Comparing an eight year-old contract for a diverse range of outsourced services against an in-house service based on new needs and technologies is inherently misleading. It is a false comparison that some CIOs use to support what is often a personal preference to have everything in-house or to support a kneejerk reaction to bring services back from a poorly performing outsourcing contract. We also regularly hear CIOs claim that the contract with their outsourced provider was not flexible enough to deal with its changing needs and the introduction of new technologies. But that does not automatically mean the solution is to insource. How about implementing more flexible contracts with a range of specialist partners that can cope with changes in the organisation’s needs, and which allow for new technologies and hence cost reductions to be realised during the contract?

Fortunately the Cabinet Office has not decided to bring all of the services in-house. Instead it has moved to a model where many of the services are still outsourced but to multiple suppliers. In this model the IT function provides the management and service integration layer (something that was also previously outsourced).

Front cover advertHowever, this is not always the case. Some CIOs decide to bring the management and delivery of all services back in-house and hence they find themselves providing and managing services such as desktop support, network management, data centre, telephony, etc. Such activities are not part of the organisation’s core business and the IT function is not adding any value to the organisation by self-delivering them.

The decision as to whether to outsource or to provide services in-house has to be based on criteria that reflects what is important to the organisation and not on the preferences of the CIO, false comparisons of cost and services, or a poor outsourcing experience due to using the wrong vendor(s), inflexible contracts or poor implementation and management on behalf of either the client and/or the service providers.
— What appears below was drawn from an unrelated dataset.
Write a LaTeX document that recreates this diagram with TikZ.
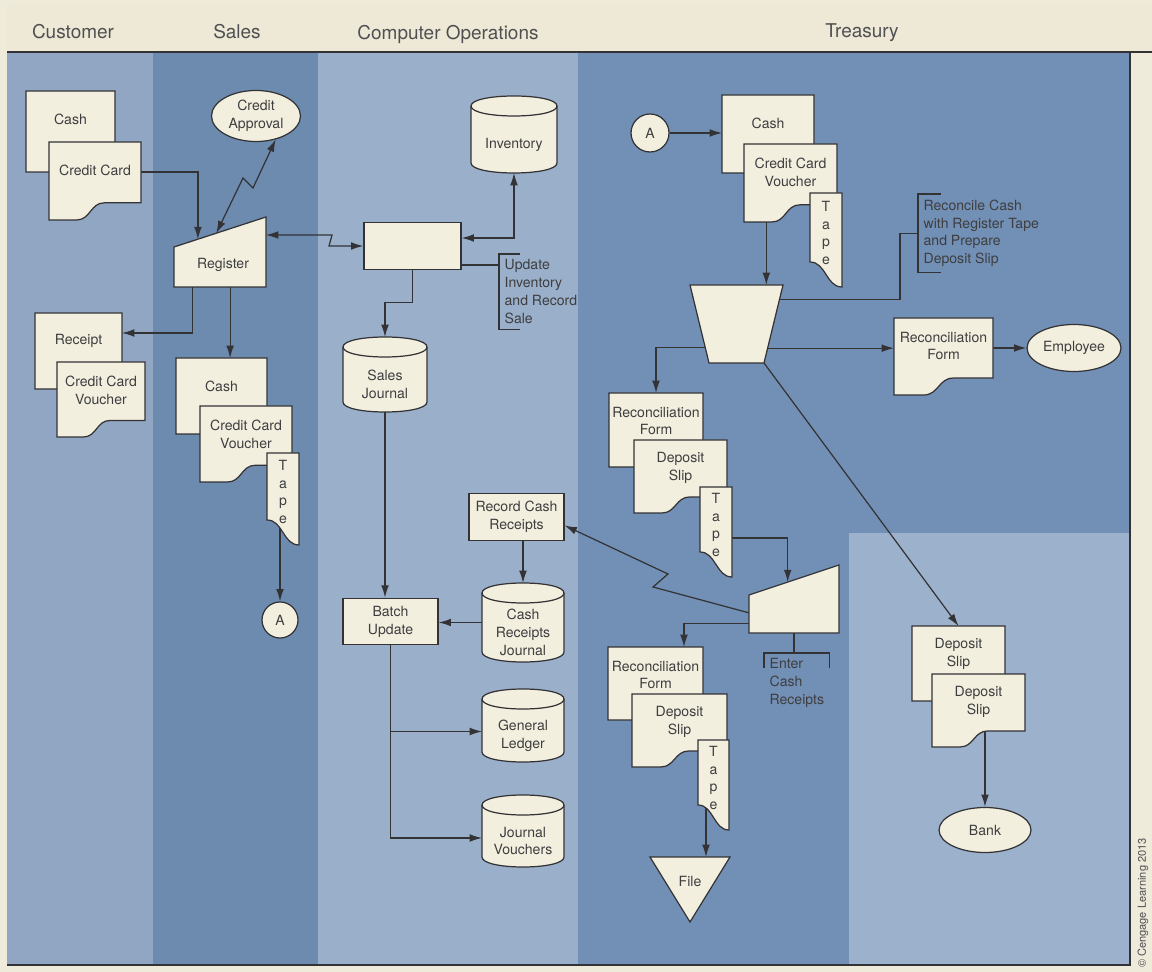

In Disrupt IT I recommend assessing each service provided by the IT department to determine whether it is key to the organisation’s ability to differentiate, innovate or respond quickly to changes in its markets. Where a service is not deemed to meet this criteria then it should be outsourced so that the CIO and the IT function can concentrate on applying technology in the areas where they can add real value to the organisation. This is a key step in the transition of the IT department from a Technology and Service Provider to a Technology and Service Broker.

There may of course be the need for additional criteria to reflect business- or industry-specific needs, or to satisfy relevant regulatory or legislative requirements. And there may be some areas, such as legacy or old systems, where outsourcing may not be economic or could expose the organisation to unacceptable levels of risk compared to the benefits that would be realised.
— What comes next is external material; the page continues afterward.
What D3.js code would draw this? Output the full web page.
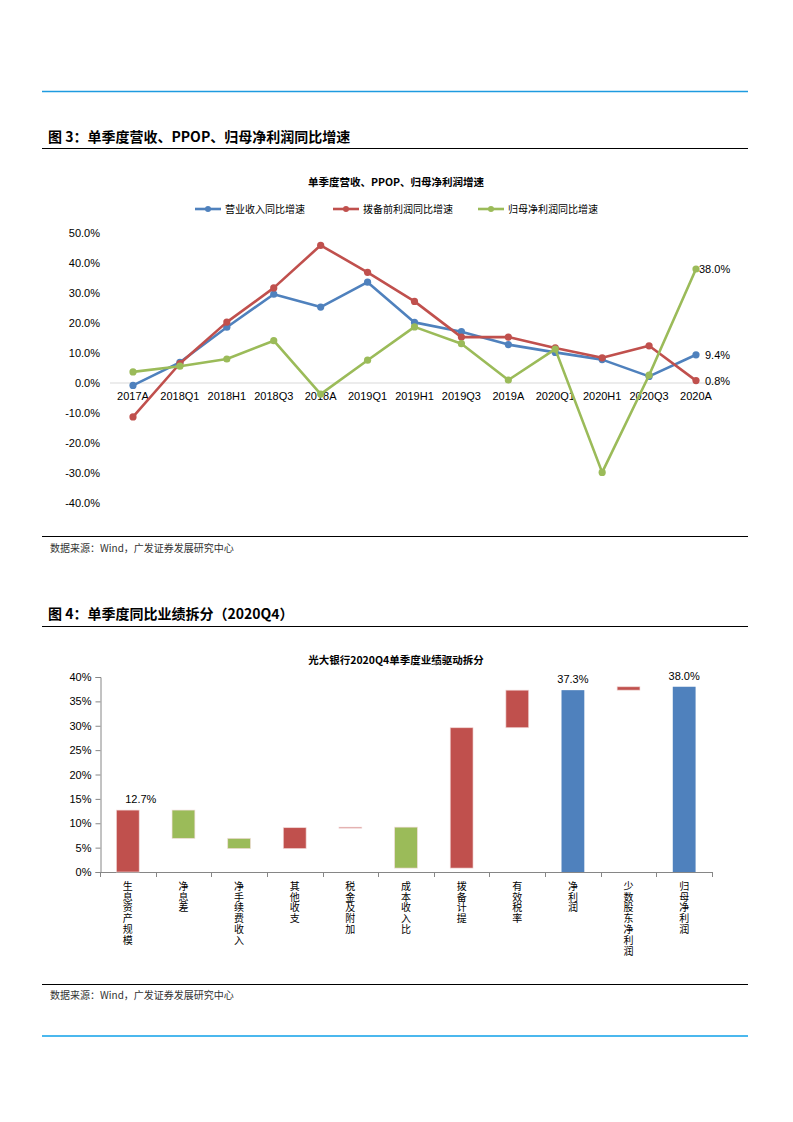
<!DOCTYPE html>
<html><head><meta charset="utf-8">
<script src="https://cdn.jsdelivr.net/npm/d3@7/dist/d3.min.js"></script>
<style>body{margin:0;background:#fff}svg{display:block}</style>
</head><body>
<script>
// ---------- Figure 3 data ----------
const lineCategories = ["2017A","2018Q1","2018H1","2018Q3","2018A","2019Q1","2019H1","2019Q3","2019A","2020Q1","2020H1","2020Q3","2020A"];
const revenueGrowth = [-0.8, 6.9, 18.6, 29.6, 25.3, 33.6, 20.2, 17.1, 12.8, 10.2, 7.8, 2.2, 9.4];
const ppopGrowth = [-11.3, 6.5, 20.3, 31.7, 45.9, 36.9, 27.2, 15.3, 15.3, 11.7, 8.4, 12.4, 0.8];
const netProfitGrowth = [3.7, 5.6, 8.0, 14.1, -3.7, 7.6, 18.7, 13.1, 1.0, 11.3, -29.8, 2.6, 38.0];
const lineSeriesNames = ["营业收入同比增速","拨备前利润同比增速","归母净利润同比增速"];
const lineTicks = [50, 40, 30, 20, 10, 0, -10, -20, -30, -40];

// ---------- Figure 4 data ----------
const wfCategories = ["生息资产规模","净息差","净手续费收入","其他收支","税金及附加","成本收入比","拨备计提","有效税率","净利润","少数股东净利润","归母净利润"];
const wfStart = [0, 12.7, 6.9, 4.8, 9.1, 9.2, 0.8, 29.6, 0, 37.3, 0];
const wfEnd = [12.7, 6.9, 4.8, 9.1, 9.2, 0.8, 29.6, 37.3, 37.3, 38.0, 38.0];
const wfIsTotal = [false,false,false,false,false,false,false,false,true,false,true];
const wfTicks = [0, 5, 10, 15, 20, 25, 30, 35, 40];

const C = {blue:"#4F81BD", red:"#C0504D", green:"#9BBB59"};
const W = 793, H = 1122;
const svg = d3.select("body").append("svg").attr("width", W).attr("height", H);
const cjk = "'Noto Sans CJK SC', sans-serif";
const lat = "'Liberation Sans', Arial, sans-serif";

// page frame lines
svg.append("line").attr("x1",42).attr("x2",748).attr("y1",91.5).attr("y2",91.5).attr("stroke","#1E9BE0").attr("stroke-width",1.5);
svg.append("line").attr("x1",42).attr("x2",748).attr("y1",1036).attr("y2",1036).attr("stroke","#0FA0E8").attr("stroke-width",1.5);

function heading(y, txt){
  svg.append("text").attr("x",48).attr("y",y).attr("font-family",cjk).attr("font-weight","bold").attr("font-size",14).attr("fill","#000").text(txt);
}
heading(142, "图 3：单季度营收、PPOP、归母净利润同比增速");
svg.append("line").attr("x1",42).attr("x2",748).attr("y1",148.5).attr("y2",148.5).attr("stroke","#000").attr("stroke-width",1);
svg.append("line").attr("x1",42).attr("x2",748).attr("y1",536.5).attr("y2",536.5).attr("stroke","#000").attr("stroke-width",1);
svg.append("text").attr("x",50).attr("y",552).attr("font-family",cjk).attr("font-size",10).attr("fill","#333").text("数据来源：Wind，广发证券发展研究中心");

heading(619, "图 4：单季度同比业绩拆分（2020Q4）");
svg.append("line").attr("x1",42).attr("x2",748).attr("y1",626.5).attr("y2",626.5).attr("stroke","#000").attr("stroke-width",1);
svg.append("line").attr("x1",42).attr("x2",748).attr("y1",984.5).attr("y2",984.5).attr("stroke","#000").attr("stroke-width",1);
svg.append("text").attr("x",50).attr("y",999).attr("font-family",cjk).attr("font-size",10).attr("fill","#333").text("数据来源：Wind，广发证券发展研究中心");

// ---------- Figure 3 chart ----------
{
  const g = svg.append("g");
  g.append("text").attr("x",396).attr("y",186).attr("text-anchor","middle").attr("font-family",cjk).attr("font-weight","bold").attr("font-size",10.5).text("单季度营收、PPOP、归母净利润增速");
  const x = d3.scalePoint().domain(lineCategories).range([133, 696]);
  const y = d3.scaleLinear().domain([-40, 50]).range([503, 233]);
  g.selectAll(".yt").data(lineTicks).enter().append("text")
    .attr("x",100).attr("y",d=>y(d)+4).attr("text-anchor","end")
    .attr("font-family",lat).attr("font-size",11).attr("fill","#000").text(d=>d.toFixed(1)+"%");
  g.append("line").attr("x1",110).attr("x2",720).attr("y1",y(0)).attr("y2",y(0)).attr("stroke","#D9D9D9").attr("stroke-width",1);
  g.selectAll(".xt").data(lineCategories).enter().append("text")
    .attr("x",d=>x(d)).attr("y",y(0)+17).attr("text-anchor","middle")
    .attr("font-family",lat).attr("font-size",11).attr("fill","#000").text(d=>d);
  const series = [
    {name:lineSeriesNames[0], vals:revenueGrowth, color:C.blue},
    {name:lineSeriesNames[1], vals:ppopGrowth, color:C.red},
    {name:lineSeriesNames[2], vals:netProfitGrowth, color:C.green}
  ];
  const line = d3.line().x((d,i)=>x(lineCategories[i])).y(d=>y(d));
  series.forEach(s=>{
    g.append("path").attr("d",line(s.vals)).attr("fill","none").attr("stroke",s.color).attr("stroke-width",2.6).attr("stroke-linejoin","round");
    g.selectAll(null).data(s.vals).enter().append("circle")
      .attr("cx",(d,i)=>x(lineCategories[i])).attr("cy",d=>y(d)).attr("r",3.6).attr("fill",s.color);
  });
  const last = lineCategories.length-1;
  [netProfitGrowth[last], revenueGrowth[last], ppopGrowth[last]].forEach(v=>{
    g.append("text").attr("x",x(lineCategories[last])+ (v>30?3:9)).attr("y",y(v)+4)
      .attr("font-family",lat).attr("font-size",11).attr("fill","#000").text(v.toFixed(1)+"%");
  });
  const legX = [195, 333, 478];
  series.forEach((s,i)=>{
    const lx = legX[i], ly = 209;
    g.append("line").attr("x1",lx).attr("x2",lx+26).attr("y1",ly).attr("y2",ly).attr("stroke",s.color).attr("stroke-width",2.6);
    g.append("circle").attr("cx",lx+13).attr("cy",ly).attr("r",3).attr("fill",s.color);
    g.append("text").attr("x",lx+30).attr("y",ly+3.5).attr("font-family",cjk).attr("font-size",10).attr("fill","#000").text(s.name);
  });
}

// ---------- Figure 4 chart ----------
{
  const g = svg.append("g");
  g.append("text").attr("x",396).attr("y",664).attr("text-anchor","middle").attr("font-family",cjk).attr("font-weight","bold").attr("font-size",10.5).text("光大银行2020Q4单季度业绩驱动拆分");
  const x = d3.scaleBand().domain(wfCategories).range([100, 712]).paddingInner(0.59).paddingOuter(0.295);
  const xb = d3.scaleBand().domain(wfCategories).range([100, 712]);
  const y = d3.scaleLinear().domain([0, 40]).range([872, 677]);
  const yAxis = d3.axisLeft(y).tickValues(wfTicks).tickSize(5).tickFormat(d=>d+"%");
  const ya = g.append("g").attr("transform","translate(100.5,0)").call(yAxis);
  ya.select(".domain").attr("stroke","#868686");
  ya.selectAll(".tick line").attr("stroke","#868686");
  ya.selectAll(".tick text").attr("font-family",lat).attr("font-size",11).attr("fill","#000").attr("x",-9);
  g.append("line").attr("x1",100).attr("x2",712).attr("y1",872.5).attr("y2",872.5).attr("stroke","#868686");
  const bounds = wfCategories.map(c=>xb(c)).concat([712]);
  g.selectAll(".xtk").data(bounds).enter().append("line")
    .attr("x1",d=>Math.round(d)+0.5).attr("x2",d=>Math.round(d)+0.5).attr("y1",872).attr("y2",877).attr("stroke","#868686");
  wfCategories.forEach((c,i)=>{
    const s = wfStart[i], e = wfEnd[i];
    const col = wfIsTotal[i] ? C.blue : (e >= s ? C.red : C.green);
    const top = y(Math.max(s,e)), bot = y(Math.min(s,e));
    g.append("rect").attr("x",x(c)).attr("width",x.bandwidth())
      .attr("y",top).attr("height",Math.max(bot-top, 1))
      .attr("fill",col).attr("stroke", wfIsTotal[i] ? "none" : "#F2DCDB").attr("stroke-width", wfIsTotal[i]?0:0.8)
      .attr("stroke-opacity",0.8);
    g.append("text")
      .attr("x", xb(c)+xb.bandwidth()/2).attr("y", 881)
      .attr("font-family",cjk).attr("font-size",10).attr("fill","#000")
      .style("writing-mode","vertical-rl").style("text-orientation","upright")
      .style("letter-spacing","0.8px")
      .text(c);
  });
  const labelIdx = [0, 8, 10];
  labelIdx.forEach(i=>{
    const c = wfCategories[i];
    const cx = x(c)+x.bandwidth()/2 + (i===0?13:0);
    g.append("text").attr("x",cx).attr("y",y(wfEnd[i])-7).attr("text-anchor","middle")
      .attr("font-family",lat).attr("font-size",11).attr("fill","#000").text(wfEnd[i].toFixed(1)+"%");
  });
}
</script>
</body></html>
But the principle remains that the IT function does not need to be a service provider any more. Instead, it needs to be working alongside the rest of the organisation, helping to solve business problems and identifying opportunities to use technology to create value, grow revenue and create competitive advantage. Insourcing decisions should not be taken lightly and neither should they be driven by personal preference, false comparisons or bad experiences in the past. They have to be based on the principle that the IT function should be focused on the areas where it can add value to the business.
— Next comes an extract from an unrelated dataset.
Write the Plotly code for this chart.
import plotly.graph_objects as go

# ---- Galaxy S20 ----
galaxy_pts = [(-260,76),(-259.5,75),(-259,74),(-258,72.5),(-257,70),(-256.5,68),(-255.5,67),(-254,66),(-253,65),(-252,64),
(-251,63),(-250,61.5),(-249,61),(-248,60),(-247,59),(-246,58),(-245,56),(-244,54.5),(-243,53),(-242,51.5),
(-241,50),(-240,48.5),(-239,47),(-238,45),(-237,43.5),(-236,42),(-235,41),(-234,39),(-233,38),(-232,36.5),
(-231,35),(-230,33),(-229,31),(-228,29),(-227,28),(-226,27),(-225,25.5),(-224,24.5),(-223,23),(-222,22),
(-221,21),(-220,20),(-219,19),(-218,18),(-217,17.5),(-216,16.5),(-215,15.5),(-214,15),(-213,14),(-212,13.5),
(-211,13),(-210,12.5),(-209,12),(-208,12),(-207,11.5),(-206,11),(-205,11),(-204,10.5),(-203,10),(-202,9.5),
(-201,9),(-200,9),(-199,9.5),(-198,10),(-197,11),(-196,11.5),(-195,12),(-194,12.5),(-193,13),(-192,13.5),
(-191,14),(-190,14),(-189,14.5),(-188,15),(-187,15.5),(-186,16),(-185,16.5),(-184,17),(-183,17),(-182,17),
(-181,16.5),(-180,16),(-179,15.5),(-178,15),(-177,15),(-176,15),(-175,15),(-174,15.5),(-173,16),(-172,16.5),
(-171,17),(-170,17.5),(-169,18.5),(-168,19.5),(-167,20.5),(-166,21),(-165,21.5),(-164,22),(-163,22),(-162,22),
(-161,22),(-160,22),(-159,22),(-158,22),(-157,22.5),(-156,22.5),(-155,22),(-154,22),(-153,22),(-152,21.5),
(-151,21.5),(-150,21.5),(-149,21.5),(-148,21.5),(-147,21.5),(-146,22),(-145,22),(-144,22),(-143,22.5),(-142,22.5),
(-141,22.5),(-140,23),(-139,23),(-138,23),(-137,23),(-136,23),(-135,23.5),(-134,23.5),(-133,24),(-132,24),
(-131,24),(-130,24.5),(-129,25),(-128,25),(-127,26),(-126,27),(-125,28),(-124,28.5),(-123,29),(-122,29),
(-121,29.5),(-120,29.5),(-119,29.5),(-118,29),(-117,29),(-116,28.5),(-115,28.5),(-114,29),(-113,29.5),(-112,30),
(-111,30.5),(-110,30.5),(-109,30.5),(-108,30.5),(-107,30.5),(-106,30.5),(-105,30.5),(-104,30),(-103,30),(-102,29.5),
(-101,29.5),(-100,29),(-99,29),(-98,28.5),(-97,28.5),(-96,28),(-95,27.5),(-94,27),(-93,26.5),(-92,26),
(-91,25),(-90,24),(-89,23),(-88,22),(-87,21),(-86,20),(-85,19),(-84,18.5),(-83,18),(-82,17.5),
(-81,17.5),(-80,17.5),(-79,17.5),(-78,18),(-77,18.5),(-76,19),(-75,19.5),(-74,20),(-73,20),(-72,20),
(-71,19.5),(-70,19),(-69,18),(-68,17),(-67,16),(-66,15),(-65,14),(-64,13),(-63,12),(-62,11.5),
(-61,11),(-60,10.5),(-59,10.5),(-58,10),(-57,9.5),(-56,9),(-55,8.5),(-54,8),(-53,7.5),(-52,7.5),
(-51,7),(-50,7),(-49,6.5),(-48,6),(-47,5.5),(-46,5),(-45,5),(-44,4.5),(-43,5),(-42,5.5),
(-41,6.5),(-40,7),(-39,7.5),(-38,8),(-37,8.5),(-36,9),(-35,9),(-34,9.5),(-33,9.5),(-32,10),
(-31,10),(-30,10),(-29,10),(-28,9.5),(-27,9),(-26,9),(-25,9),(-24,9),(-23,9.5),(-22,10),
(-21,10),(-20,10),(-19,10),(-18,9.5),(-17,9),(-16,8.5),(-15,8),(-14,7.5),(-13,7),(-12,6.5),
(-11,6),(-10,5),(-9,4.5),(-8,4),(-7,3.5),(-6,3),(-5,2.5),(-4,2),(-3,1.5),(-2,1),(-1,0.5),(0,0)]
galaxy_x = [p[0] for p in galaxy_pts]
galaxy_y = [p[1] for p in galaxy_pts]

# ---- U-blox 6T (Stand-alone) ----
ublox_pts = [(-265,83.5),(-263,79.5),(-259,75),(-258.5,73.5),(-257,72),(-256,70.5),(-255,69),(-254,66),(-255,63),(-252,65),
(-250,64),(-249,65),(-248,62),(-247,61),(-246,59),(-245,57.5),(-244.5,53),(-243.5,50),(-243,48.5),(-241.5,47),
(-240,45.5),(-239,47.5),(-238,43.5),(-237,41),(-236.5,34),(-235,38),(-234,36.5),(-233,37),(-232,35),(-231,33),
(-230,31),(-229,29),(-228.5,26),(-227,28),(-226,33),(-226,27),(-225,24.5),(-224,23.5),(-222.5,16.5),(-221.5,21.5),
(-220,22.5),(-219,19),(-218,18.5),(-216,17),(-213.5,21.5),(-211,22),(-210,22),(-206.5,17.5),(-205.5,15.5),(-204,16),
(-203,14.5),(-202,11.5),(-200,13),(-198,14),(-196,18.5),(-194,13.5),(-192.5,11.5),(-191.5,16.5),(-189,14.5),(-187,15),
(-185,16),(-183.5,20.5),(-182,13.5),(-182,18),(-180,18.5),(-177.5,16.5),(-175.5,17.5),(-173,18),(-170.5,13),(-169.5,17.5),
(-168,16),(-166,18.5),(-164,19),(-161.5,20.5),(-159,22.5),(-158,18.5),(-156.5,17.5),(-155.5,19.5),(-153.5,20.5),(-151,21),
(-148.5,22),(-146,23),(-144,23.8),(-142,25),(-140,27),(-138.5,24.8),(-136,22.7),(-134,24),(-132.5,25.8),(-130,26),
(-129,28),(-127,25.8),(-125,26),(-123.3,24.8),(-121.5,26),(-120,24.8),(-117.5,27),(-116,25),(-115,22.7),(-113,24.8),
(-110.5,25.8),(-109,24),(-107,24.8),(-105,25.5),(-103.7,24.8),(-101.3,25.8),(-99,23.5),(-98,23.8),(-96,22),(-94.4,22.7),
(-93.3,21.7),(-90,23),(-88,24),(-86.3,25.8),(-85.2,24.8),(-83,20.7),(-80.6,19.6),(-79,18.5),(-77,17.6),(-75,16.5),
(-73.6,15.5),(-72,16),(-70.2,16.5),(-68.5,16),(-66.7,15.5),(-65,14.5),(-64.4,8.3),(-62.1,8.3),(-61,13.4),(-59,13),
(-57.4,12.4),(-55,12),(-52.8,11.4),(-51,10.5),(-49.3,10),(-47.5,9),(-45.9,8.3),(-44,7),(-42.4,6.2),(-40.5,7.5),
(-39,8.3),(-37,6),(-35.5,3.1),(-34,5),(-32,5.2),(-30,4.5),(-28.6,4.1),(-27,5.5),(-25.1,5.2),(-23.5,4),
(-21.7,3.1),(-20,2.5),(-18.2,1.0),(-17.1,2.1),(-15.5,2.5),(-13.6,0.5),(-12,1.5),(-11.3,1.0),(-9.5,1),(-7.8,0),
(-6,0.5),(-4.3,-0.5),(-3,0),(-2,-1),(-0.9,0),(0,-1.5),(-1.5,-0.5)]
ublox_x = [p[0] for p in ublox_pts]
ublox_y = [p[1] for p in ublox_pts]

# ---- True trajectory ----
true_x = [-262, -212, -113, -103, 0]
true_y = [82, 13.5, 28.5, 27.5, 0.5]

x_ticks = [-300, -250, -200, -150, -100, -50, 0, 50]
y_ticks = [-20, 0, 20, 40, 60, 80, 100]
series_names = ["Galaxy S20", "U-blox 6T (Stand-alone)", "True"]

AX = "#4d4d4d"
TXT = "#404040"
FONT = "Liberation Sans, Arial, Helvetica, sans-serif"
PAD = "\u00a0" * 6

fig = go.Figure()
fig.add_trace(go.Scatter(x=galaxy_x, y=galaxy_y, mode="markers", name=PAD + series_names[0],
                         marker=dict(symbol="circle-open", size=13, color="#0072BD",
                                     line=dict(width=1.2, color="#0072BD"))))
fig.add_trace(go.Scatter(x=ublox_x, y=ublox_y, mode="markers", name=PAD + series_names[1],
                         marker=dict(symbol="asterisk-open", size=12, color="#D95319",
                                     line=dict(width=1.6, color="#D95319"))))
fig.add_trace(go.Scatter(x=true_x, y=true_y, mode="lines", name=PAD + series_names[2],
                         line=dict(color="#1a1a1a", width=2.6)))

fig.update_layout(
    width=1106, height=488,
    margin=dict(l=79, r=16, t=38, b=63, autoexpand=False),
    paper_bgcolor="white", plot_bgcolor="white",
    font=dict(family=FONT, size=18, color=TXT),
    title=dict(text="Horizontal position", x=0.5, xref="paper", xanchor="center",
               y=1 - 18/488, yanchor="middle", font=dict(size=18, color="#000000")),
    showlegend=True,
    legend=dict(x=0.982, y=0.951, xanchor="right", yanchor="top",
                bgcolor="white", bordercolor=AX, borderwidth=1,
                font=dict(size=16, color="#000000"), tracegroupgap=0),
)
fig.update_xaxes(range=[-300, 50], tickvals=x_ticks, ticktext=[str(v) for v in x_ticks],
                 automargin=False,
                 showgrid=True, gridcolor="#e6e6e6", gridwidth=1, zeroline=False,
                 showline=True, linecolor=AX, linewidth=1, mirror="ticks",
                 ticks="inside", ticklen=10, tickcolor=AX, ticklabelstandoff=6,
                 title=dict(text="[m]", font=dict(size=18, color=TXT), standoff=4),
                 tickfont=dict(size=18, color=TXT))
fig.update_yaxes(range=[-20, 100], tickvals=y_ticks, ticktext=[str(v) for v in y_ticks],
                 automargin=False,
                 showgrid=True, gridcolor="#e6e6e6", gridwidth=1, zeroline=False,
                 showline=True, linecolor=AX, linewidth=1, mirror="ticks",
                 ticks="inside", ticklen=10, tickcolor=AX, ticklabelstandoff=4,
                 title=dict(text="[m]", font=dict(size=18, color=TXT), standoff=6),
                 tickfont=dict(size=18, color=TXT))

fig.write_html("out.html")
If you are a CIO that wants to reposition your role or if you want to create an IT function that can meet the needs of a digital business then please contact me or visit my website, axin.co.uk.

Comments

  1. grigoriu says:

    No cost analysis is good enough to suffice in such decisions. Broader criteria must be considered, as stated in the article.
    As for instance, for outsourcing, while the business as usual IT management costs may be small, the cost of an exception, not included clearly in the contract, e.g. a simple business change may be disproportionately high. And there may be too many changes.
    Besides, to me, managing IT in house at today’s rapid pace of change and fine state of art looks like mission improbable for such a political outfit.
    In essence though, what was outsourced to private companies then can now be outsourced to public cloud infrastructure and applications, security permitting.
    Then an inhouse team can manage this smaller task of managing the cloud.
    Hence, I agree with the transition of the IT department from a Technology and Service Provider to a Technology and Service Broker.
    The IT function should have an architecture, integration, supervision and strategy function today.
    http://it.toolbox.com/blogs/ea-matters/

  2. I’m not sure I agree. Yes, at face value Cabinet Office have stated they have in-sourced, but this is far from the truth. The vast majority of services are still outsourced, but with one key difference. The customer, i.e., Cabinet Office, acts as the system integrator and sources strategic elements from service provider to build the end to end service. This is the experience we have made with large public sector organisations for hosting, infrastructure, network or integrated services such as Database as a Service.
    http://www.redcentricplc.com/blog/cloud-computing/database-as-a-service-learning-from-oracles-philosophy/
    This delivers the cost savings compared to complete outsourcing to a large SI.

    • Hi Stefan,

      Thanks for reading the blog and for your comment. My main point about the Cabinet Office was the headline about the level of savings and the false comparison on which this is based. Without further explanation it gives a negative view of outsourcing in general and the supplier in particular.

      The rest of the blog is really aimed at CIO/organisations (and there are many of the) that use such headlines/arguments to insource all services without fully understanding whether this is right for the business. The Cabinet Office story was just the prompt to make that more general point and not necessarily a direct criticism of the department.

      I am pleased to hear that the Cabinet Office has moved to a multiple supplier/integrator model – a model that has a lot of value in my opinion and something that I recommend to clients – and I have updated the post to reflect this.

      Ian

      • Hi Ian,
        thanks for taking my comments on board. You are right of course in that this type of headline is unhelpful and indeed misleading and that too many CIO use this as an argument for continuing their own insourcing strategies.
        Stefan

  3. Laura Dawson says:

    Dear Ian

    I completely agree. Currently we are looking at the core capabilities that the internal IS (not just T please) needs to have and interestingly supplier/vendor/contracts seems to be the one missing from many organisations. Most contact negs I have seen so far focus on finance and legal rather than service (the schedules are the important bits).

    I strongly believe suppliers don’t ‘go bad’, relationships do and that takes two. Sort of a wee tangent there but thanks for the article.

  4. So HMG now has capability in systems’ integration? That’s a huge leap forward for them.

    I’ve looked at various multi-sourced HMG contracts. They were universally stunningly expensive and gave poor service because the HMG had fallen into the trap of being the de facto integrator. The root cause was the purchasing processes’ poor capability with handling future opportunities and risks creating conflicting incentives between the parties.

    I’d be fascinated to understand what the CO has done differently this time.